Smart Work, Smarter Money: Financial Freedom for Digital Entrepreneurs

You didn’t escape the 9-to-5 just to build a 24/7 digital cage for yourself. The promise of entrepreneurship was freedom, but for many, the reality is a relentless grind. You’re the CEO, the marketer, the bookkeeper, and the janitor. The money might be good, but is the life? If your business can’t function for a week without you, you don’t own a business—you own a high-stress job.

Financial freedom isn’t about buying a Lambo. It’s about owning your time. It’s the power to choose what you work on, when you work, and where you work. It’s a fortress built not just from hustle, but from intelligent systems. Let’s build yours.

Phase 1: Engineer “Smart Work”

Stop celebrating busyness. The goal isn’t to work 16-hour days; it’s to generate maximum results with minimum essential effort. Your time is your most finite asset. Protect it viciously.

Focus on the 20% That Drives 80% of Revenue

Your to-do list is a trap. It’s filled with low-impact tasks that feel productive but don’t move the needle. Identify the core activities that directly generate cash. For a course creator, it’s creating and marketing the course. For an e-commerce owner, it’s sourcing great products and driving traffic. Everything else—tweaking your website colors, organizing your inbox, endlessly scrolling social media for “research”—is secondary. Be ruthless. Starve your distractions and feed your focus.

Systemize Everything That Repeats

If you do a task more than twice, create a process for it. Document it. Record a video of it. Build a checklist. This isn’t bureaucracy; it’s liberation. Systems for onboarding clients, publishing content, or handling customer service inquiries are the building blocks of a business that can run without your constant intervention. Use tools like Zapier to connect your apps, set up email autoresponders, and automate social media scheduling. Every process you systemize is a piece of your freedom you buy back.

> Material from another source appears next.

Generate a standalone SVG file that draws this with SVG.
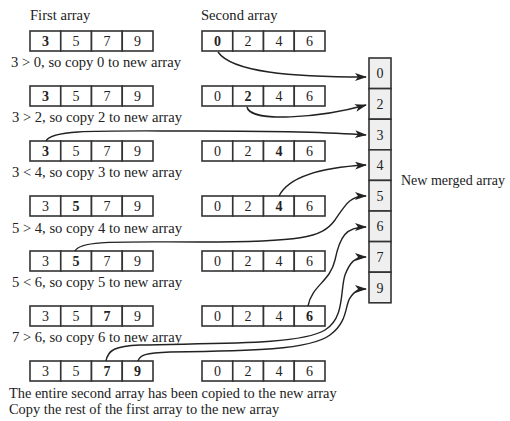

Delegate Outcomes, Not Tasks

You cannot scale yourself. Trying to is the fast track to burnout. Hire a virtual assistant, a content writer, or a bookkeeper. But don’t just dump tasks on them. Delegate an entire outcome. Instead of saying, “Post this on Instagram,” say, “Manage our Instagram account to increase engagement by 15% this quarter.” Provide them with your systems (the ones you just built), give them clear goals, and get out of their way. This frees up your mental bandwidth for the high-level strategy that only you can do.

Phase 2: Implement “Smarter Money”

Earning more money won’t solve your problems if you have a broken financial system. Smart money management is about discipline and structure, not just a bigger top line.

Your Business Is Not Your Piggy Bank

This is non-negotiable. Stop paying for groceries with your business debit card. Immediately open separate bank accounts. Your personal and business finances must be completely firewalled. This isn’t just for tax sanity; it’s for psychological clarity. Without this separation, you can never truly know if your business is healthy or if it’s just surviving on a drip feed from your personal life.

Pay Yourself First, Not Last

Adopt the Profit First methodology. Traditional accounting says Sales – Expenses = Profit. This makes profit an afterthought. Flip the script: Sales – Profit = Expenses. With every deposit that hits your business account, immediately transfer a predetermined percentage to separate accounts.

  • Profit: A percentage (start with 1-5%) goes into a savings account you rarely touch. This is your business’s reward.
  • Owner’s Pay: A percentage for your salary. This is your reward for the work you do.
  • Taxes: A percentage set aside for the tax man. You’ll thank yourself later.
  • Operating Expenses: The remainder is what you have left to run the business.

This system forces you to operate on what’s actually available, breeding efficiency and ensuring you and your business are always profitable.

Build a Financial Runway

The digital world is volatile. A Google algorithm update, a key client leaving, a platform changing its rules—any of these can cripple your income overnight. A cash reserve is your shock absorber. Aim to have 3-6 months of personal expenses saved in an emergency fund, and a separate 3-6 months of business operating expenses in a business savings account. This runway gives you the confidence to make bold decisions, weather any storm, and sleep soundly at night.

The Endgame: Your Freedom Machine

This is where smart work and smarter money converge. The systems you build reduce your day-to-day workload, creating more consistent, automated revenue. The disciplined financial habits you adopt turn that revenue into real, accessible wealth.

Your business’s final job is to fund your freedom. The money in your “Profit” account isn’t just for a rainy day. It’s your investment capital. It’s the seed money you use to buy assets—index funds, real estate, other businesses—that generate income independent of your time. This is how you truly win. You build a business that not only serves your customers but also serves your future, creating a life of choice, autonomy, and genuine freedom.